# flattest transition from bar to hoods, Ritchey or FSA?



## pdxtim (Nov 15, 2004)

Anyone know which bar would have the flattest transition from top of bar to hoods, the Ritchey Biomax II or the FSA Wing Pro Compact?


----------



## Squidward (Dec 18, 2005)

Which hoods are you referring to?


----------



## oily666 (Apr 7, 2007)

3T Ergonova Pro www.thenew3t.com 

www.jejamescycles.co.uk 

Converts to $68.00 plus shipping


----------



## pdxtim (Nov 15, 2004)

*the brake/shifter hoods*



Squidward said:


> Which hoods are you referring to?


I'm referring to the hoods on the brakes/shifters.


----------



## krisdrum (Oct 29, 2007)

I think Squidward meant which brifters you are using.

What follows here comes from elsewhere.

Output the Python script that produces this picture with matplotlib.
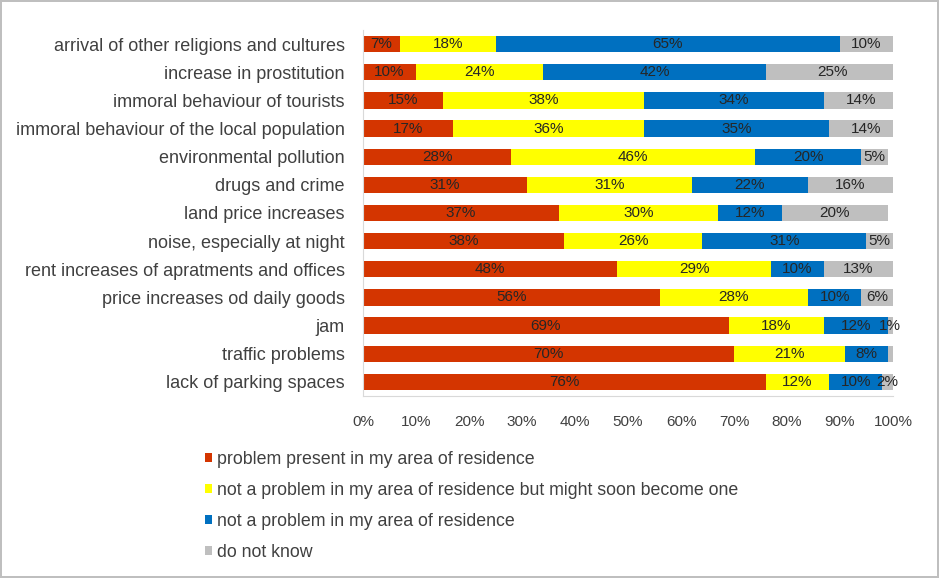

The intended interface between bar and hood are pretty different between SRAM ,Campi, and Shimano.


----------



## pdxtim (Nov 15, 2004)

*I dunno, I think FSA may be a little flatter*



oily666 said:


> 3T Ergonova Pro www.thenew3t.com
> 
> www.jejamescycles.co.uk
> 
> Converts to $68.00 plus shipping


I could be wrong but it appears that the transition of the FSA is flatter when viewed from the side.

http://aebike.com/page.cfm?PageID=30&action=details&sku=HB0793

http://www.thenew3t.com/details.aspx?i=Dropbars&p=ergonova&d=LTD


----------



## pdxtim (Nov 15, 2004)

*referring to Shimano 105*

Sorry for the confusion. I have Shimano 105 brifters.


----------